Introduction. Large language models are currently trained on vast corpora of human-generated data (Vaswani et al., 2023; Devlin et al., 2019; Radford et al., 2019; Brown et al., 2020; Chowdhery et al., 2022; Touvron et al., 2023). While large language models have demonstrated many surprising capabilities, the possibility of reaching superhuman performance is a challenging proposition when training solely on existing data. In this paper, we ask whether large language models can autonomously teach themselves new skills rather than solely depending on the availability of suitable data. A positive answer to this question would open the door to a tantalizing possibility. Although the discovery of scaling laws (Kaplan et al., 2020; Hoffmann et al., 2022) for language models has created much excitement for training increasingly larger language models, these models have already consumed a significant fraction of the high-quality (textual) data on the internet.

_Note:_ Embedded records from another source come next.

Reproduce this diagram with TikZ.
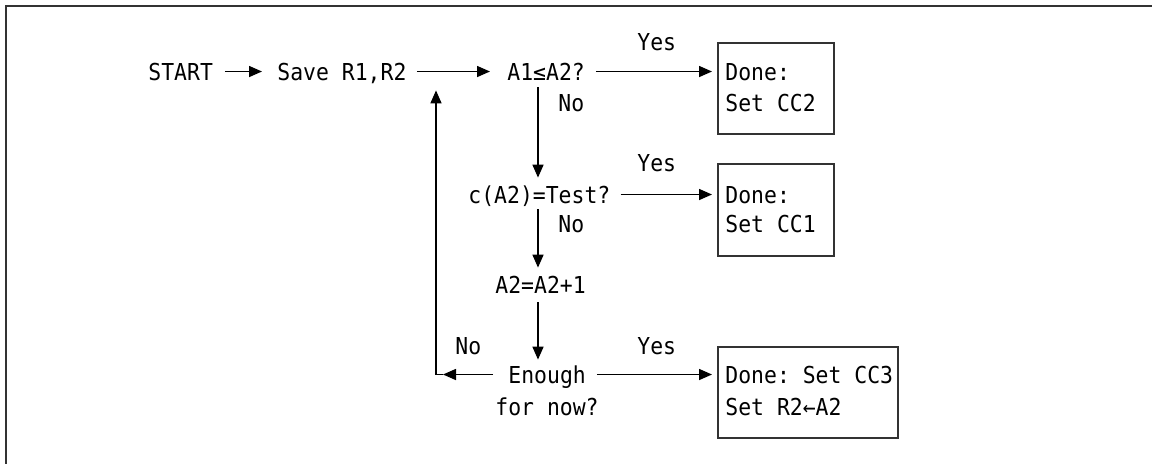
\documentclass[tikz,border=0pt]{standalone}
\usepackage{fontspec}
\newfontfamily\diagmono[FakeStretch=0.919]{DejaVu Sans Mono}
\usetikzlibrary{arrows.meta}
\frenchspacing
\begin{document}
\begin{tikzpicture}[x=0.5pt,y=-0.5pt,
  txt/.style={inner sep=0pt, anchor=base west, text height=8.5pt, text depth=0pt,
    font=\diagmono\fontsize{11.66pt}{14pt}\selectfont\frenchspacing},
  boxnode/.style={draw=black!80, line width=0.75pt, inner sep=0pt, anchor=north west},
  arr/.style={line width=0.8pt, -{Triangle[length=6.5pt,width=5.5pt]}},
  ln/.style={line width=0.8pt},
  frame/.style={draw=black!80, line width=1pt}]
\useasboundingbox (0,0) rectangle (1152,463);
% frame
\draw[frame] (6,470) -- (6,6) -- (1160,6);
% column coordinate for the vertical flow
\coordinate (colx) at (538,0);
% text nodes
\node[txt] (start) at (148,80) {START};
\node[txt] (save) at (277,80) {Save R1,R2};
\node[txt] (a1) at (507,80) {A1≤A2?};
\node[txt] (yes1) at (637,50) {Yes};
\node[txt] (no1) at (558,111) {No};
\node[txt] (ctest) at (468,203) {c(A2)=Test?};
\node[txt] (yes2) at (637,171) {Yes};
\node[txt] (no2) at (558,232) {No};
\node[txt] (inc) at (495,293) {A2=A2+1};
\node[txt] (enough) at (508,383) {Enough};
\node[txt] (fornow) at (495,415) {for now?};
\node[txt] (no3) at (455,354) {No};
\node[txt] (yes3) at (637,354) {Yes};
% boxes
\node[boxnode, minimum width=58pt, minimum height=45.5pt] (box1) at (717,42) {};
\node[boxnode, minimum width=58pt, minimum height=46pt] (box2) at (717,163) {};
\node[boxnode, minimum width=90pt, minimum height=45.5pt] (box3) at (717,346) {};
\node[txt] (d1a) at (725,80) {Done:};
\node[txt] (d1b) at (725,111) {Set CC2};
\node[txt] (d2a) at (725,203) {Done:};
\node[txt] (d2b) at (725,232) {Set CC1};
\node[txt] (d3a) at (725,383) {Done: Set CC3};
\node[txt] (d3b) at (725,415) {Set R2←A2};
% horizontal arrows
\draw[arr, shorten <=5.75pt, shorten >=7.5pt] (start.east) -- (save.west);
\draw[arr, shorten <=5pt, shorten >=8.5pt] (save.east) -- (a1.west);
\draw[arr, shorten <=5.3pt, shorten >=2.5pt] (a1.east) -- (a1.east -| box1.west);
\draw[arr, shorten <=5pt, shorten >=2.5pt] (ctest.east) -- (ctest.east -| box2.west);
\draw[arr, shorten <=5.3pt, shorten >=2.5pt] (enough.east) -- (enough.east -| box3.west);
% vertical arrows
\draw[arr, shorten <=3.5pt, shorten >=4pt] (a1.south -| colx) -- (ctest.north -| colx);
\draw[arr, shorten <=3pt, shorten >=4pt] (ctest.south -| colx) -- (inc.north -| colx);
\draw[arr, shorten <=4.5pt, shorten >=3pt] (inc.south -| colx) -- (enough.north -| colx);
% loop back
\coordinate (corner) at ([xshift=-36pt]enough.west);
\draw[arr, shorten <=7.5pt, shorten >=3.5pt] (enough.west) -- (corner);
\draw[ln] ([xshift=3.5pt]corner) -- (corner);
\draw[arr, shorten >=5pt] (corner) -- (corner |- save.south);
\end{tikzpicture}
\end{document}
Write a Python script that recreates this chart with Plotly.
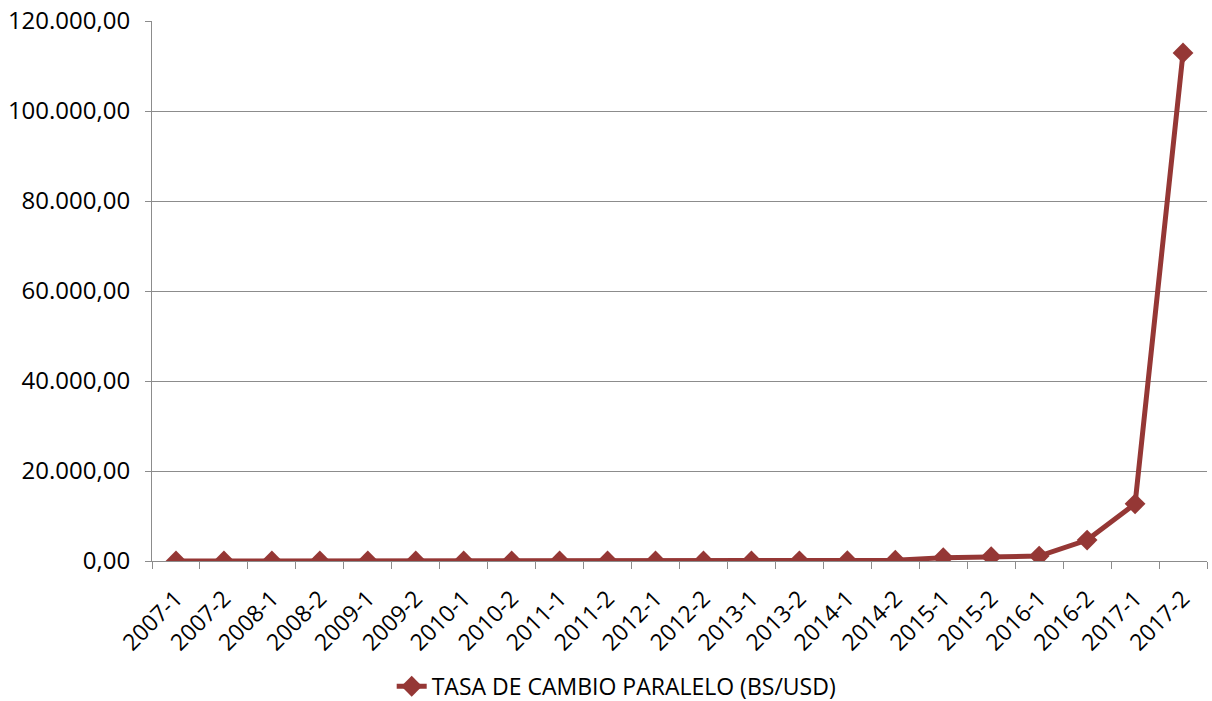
import plotly.graph_objects as go

# Parallel exchange rate by semester (Bs/USD)
periods = [
    "2007-1", "2007-2", "2008-1", "2008-2", "2009-1", "2009-2",
    "2010-1", "2010-2", "2011-1", "2011-2", "2012-1", "2012-2",
    "2013-1", "2013-2", "2014-1", "2014-2", "2015-1", "2015-2",
    "2016-1", "2016-2", "2017-1", "2017-2",
]
tasa_paralelo = [
    4.0, 5.5, 3.5, 5.5, 6.5, 6.0,
    7.0, 8.5, 8.5, 9.0, 9.5, 15.0,
    22.0, 50.0, 70.0, 170.0, 740.0, 960.0,
    1100.0, 4650.0, 12700.0, 112900.0,
]
y_ticks = [0, 20000, 40000, 60000, 80000, 100000, 120000]

LINE_COLOR = "#953735"
GRID = "#8c8c8c"
FONT = "Open Sans"

fig = go.Figure(
    go.Scatter(
        x=periods,
        y=tasa_paralelo,
        mode="lines+markers",
        name="TASA DE CAMBIO PARALELO (BS/USD)",
        line=dict(color=LINE_COLOR, width=5),
        marker=dict(symbol="diamond", size=16, color=LINE_COLOR),
    )
)

fig.update_layout(
    width=1212,
    height=701,
    margin=dict(l=152, r=5, t=21, b=140, autoexpand=False),
    paper_bgcolor="white",
    plot_bgcolor="white",
    separators=",.",
    font=dict(family=FONT, size=24, color="#000000"),
    showlegend=True,
    legend=dict(
        orientation="h",
        x=0.44,
        xanchor="center",
        y=-0.232,
        yanchor="middle",
        font=dict(size=23),
    ),
)

fig.update_xaxes(
    type="category",
    range=[-0.5, len(periods) - 0.5],
    automargin=False,
    tickangle=-45,
    tickson="boundaries",
    ticks="outside",
    ticklen=7,
    tickcolor=GRID,
    ticklabelstandoff=14,
    showline=True,
    linecolor=GRID,
    linewidth=1,
    showgrid=False,
    tickfont=dict(size=23),
)

fig.update_yaxes(
    range=[0, 120000],
    automargin=False,
    tickvals=y_ticks,
    tickformat=",.2f",
    ticks="outside",
    ticklen=6,
    tickcolor=GRID,
    ticklabelstandoff=10,
    showline=True,
    linecolor=GRID,
    linewidth=1,
    showgrid=True,
    gridcolor=GRID,
    gridwidth=1,
    zeroline=False,
    tickfont=dict(size=24),
)

fig.write_html("out.html")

Discussion / Conclusion. We demonstrate that chain-of-thought reasoning can serve as a policy improvement operator and show a proof-of-concept demonstration that language models can teach themselves addition. In contrast to prior efforts in which self-improvement fails after only a few steps at most, models trained with SECToR manage to stay on pace for over twenty steps. Nevertheless, numerous avenues remain unexplored in the context of self-learning with language models. Limitations. While SECToR demonstrates the possibility of self-learning in addition with language models, it is far from showing that models can self-learn in general. A natural question is whether methods like SECToR can generalize to more complex tasks, such as multiplication or perhaps even general mathematics or programming. Secondly, models trained with SECToR do not improve forever. We speculate that a larger model, or a stronger consistency check, might allow for the models to continue improving beyond 29 digits.